# How to simplify function with Abs?

I'm trying to remove Abs below.

mylist = {{ConditionalExpression[Abs[x], x <= -1],
ConditionalExpression[x, x >= 1]}, {ConditionalExpression[
Abs[-1 + x], x <= 0],
ConditionalExpression[-1 + x,
x >= 2]}, {ConditionalExpression[-1 + 2 x, x >= 1],
ConditionalExpression[1 - 2 x, x <= 0]}};


Expected result:

{{ConditionalExpression[-x, x <= -1],
ConditionalExpression[x, x >= 1]}, {ConditionalExpression[1 - x,
x <= 0],
ConditionalExpression[-1 + x,
x >= 2]}, {ConditionalExpression[-1 + 2 x, x >= 1],
ConditionalExpression[1 - 2 x, x <= 0]}}


I wrote this function but somehow it doesn't work well.

f1 = ConditionalExpression[
Simplify[#, #[[2]] && x \[Element] Reals], #[[2]]] &;
Map[f1, mylist, {2}]


Any idea how to do it?

PiecewiseExpand does it.

Edit and // ComplexExpand // Simplify  does it

mylist // ComplexExpand // Simplify

mylist // PiecewiseExpand

(*   {{ConditionalExpression[-x,        x <= -1],
ConditionalExpression[ x,        x >= 1]},
{ConditionalExpression[ 1 - x,    x <= 0],
ConditionalExpression[-1 + x,    x >= 2]},
{ConditionalExpression[-1 + 2 x,  x >= 1],
ConditionalExpression[ 1 - 2 x,  x <= 0]}}   *)


But applying simple // ComplexExpand implies, that you already know that variables are at least Real.

• I thought of that, but like an idiot, I didn't try it. +1 Commented May 2, 2022 at 6:24
• @MichaelE2 , happy that a real expert leaves something for average people to do. Commented May 2, 2022 at 21:03

Try this:

Refine[Simplify[mylist], Assumptions -> x \[Element] Reals]

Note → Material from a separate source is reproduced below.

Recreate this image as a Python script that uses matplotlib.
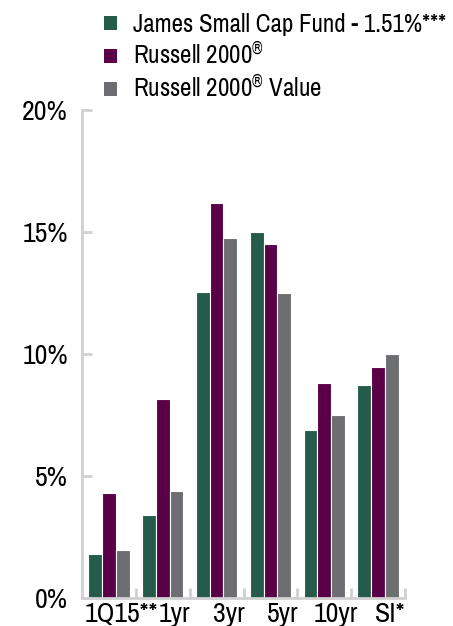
import numpy as np
import matplotlib
matplotlib.use("Agg")
import matplotlib.pyplot as plt
from matplotlib.patches import Patch
from matplotlib.transforms import ScaledTranslation

periods = ["1Q15**", "1yr", "3yr", "5yr", "10yr", "SI*"]
james_fund = [1.8, 3.4, 12.55, 15.0, 6.9, 8.75]
russell_2000 = [4.3, 8.15, 16.2, 14.5, 8.8, 9.45]
russell_2000_value = [1.95, 4.4, 14.75, 12.5, 7.5, 10.0]

series_labels = [
    "James Small Cap Fund - 1.51%***",
    "Russell 2000$^{®}$",
    "Russell 2000$^{®}$ Value",
]
colors = ["#255b4b", "#5a0048", "#6d6e71"]
axis_grey = "#d0d0d2"

plt.rcParams["font.family"] = ["Archivo Narrow", "DejaVu Sans"]
plt.rcParams["mathtext.fontset"] = "custom"
plt.rcParams["mathtext.rm"] = "Archivo Narrow"

fig = plt.figure(figsize=(4.53, 6.26), dpi=100)
ax = fig.add_axes([82 / 453, 28 / 626, 323 / 453, 488 / 626])

x = np.arange(len(periods)) + 0.5
width = 0.255
for offset, values, color in zip(
    (-width, 0, width), (james_fund, russell_2000, russell_2000_value), colors
):
    ax.bar(x + offset, values, width=width, color=color,
           edgecolor="white", linewidth=0.8)

ax.set_xlim(0, len(periods))
ax.set_ylim(0, 20)
ax.set_yticks([0, 5, 10, 15, 20])
ax.set_yticklabels(["0%", "5%", "10%", "15%", "20%"], fontsize=20)

ax.set_xticks(x)
ax.set_xticklabels(periods, fontsize=20)
ax.set_xticks(np.arange(1, len(periods) + 1), minor=True)
ax.tick_params(axis="x", which="major", length=0, pad=3)
ax.tick_params(axis="x", which="minor", direction="in", length=7,
               width=2, color=axis_grey)
ax.tick_params(axis="y", direction="in", length=7, width=2,
               color=axis_grey, pad=10)
for label in ax.get_xticklabels():
    label.set_transform(label.get_transform()
                        + ScaledTranslation(0.12, 0, fig.dpi_scale_trans))

for side in ("top", "right"):
    ax.spines[side].set_visible(False)
for side in ("left", "bottom"):
    ax.spines[side].set_color(axis_grey)
    ax.spines[side].set_linewidth(2)

handles = [Patch(facecolor=c, edgecolor="none") for c in colors]
fig.legend(handles, series_labels, loc="upper left",
           bbox_to_anchor=(104 / 453, 1 - 13 / 626), frameon=False, fontsize=18,
           handlelength=0.5, handleheight=0.5, handletextpad=0.65,
           labelspacing=0.22, borderpad=0, borderaxespad=0)

fig.savefig("out.png", dpi=100)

• Simply Refine[mylist, Assumptions -> x \[Element] Reals] works for me. Commented May 2, 2022 at 0:11
• One might also add that in terms of Simplify, -x is not simpler than Abs[x]. Compare SimplifySimplifyCount[Abs[x]] and SimplifySimplifyCount[-x]. So something like Refine or a complicated ComplexityFunction would need to be used. Commented May 2, 2022 at 0:18
• That's right, @MichaelE2, thanks for clarifying that point. :) Commented May 2, 2022 at 1:09

Here's the ComplexityFunction way I referred to in my comment just to illustrate the alternative:

Simplify[mylist,
ComplexityFunction -> (LeafCount[#] +
5 Count[#, _Abs, {0, Infinity}] &)]
(*
{{ConditionalExpression[-x,        x <= -1],
ConditionalExpression[ x,        x >= 1]},
{ConditionalExpression[ 1 - x,    x <= 0],
ConditionalExpression[-1 + x,    x >= 2]},
{ConditionalExpression[-1 + 2 x,  x >= 1],
ConditionalExpression[ 1 - 2 x,  x <= 0]}}
*)


Note that Simplify is smart enough to use the condition in ConditionalExpression. (I didn't realize that until now. Or I forgot about it.)

The reason the OP was having trouble is that -x is not "simpler" than Abs[x]:

SimplifySimplifyCount[Abs[x]]
(*  2  *)

SimplifySimplifyCount[-x]
(*  4  *)


Examine the FullForm of -x and Abs[x] to see if you can spot why.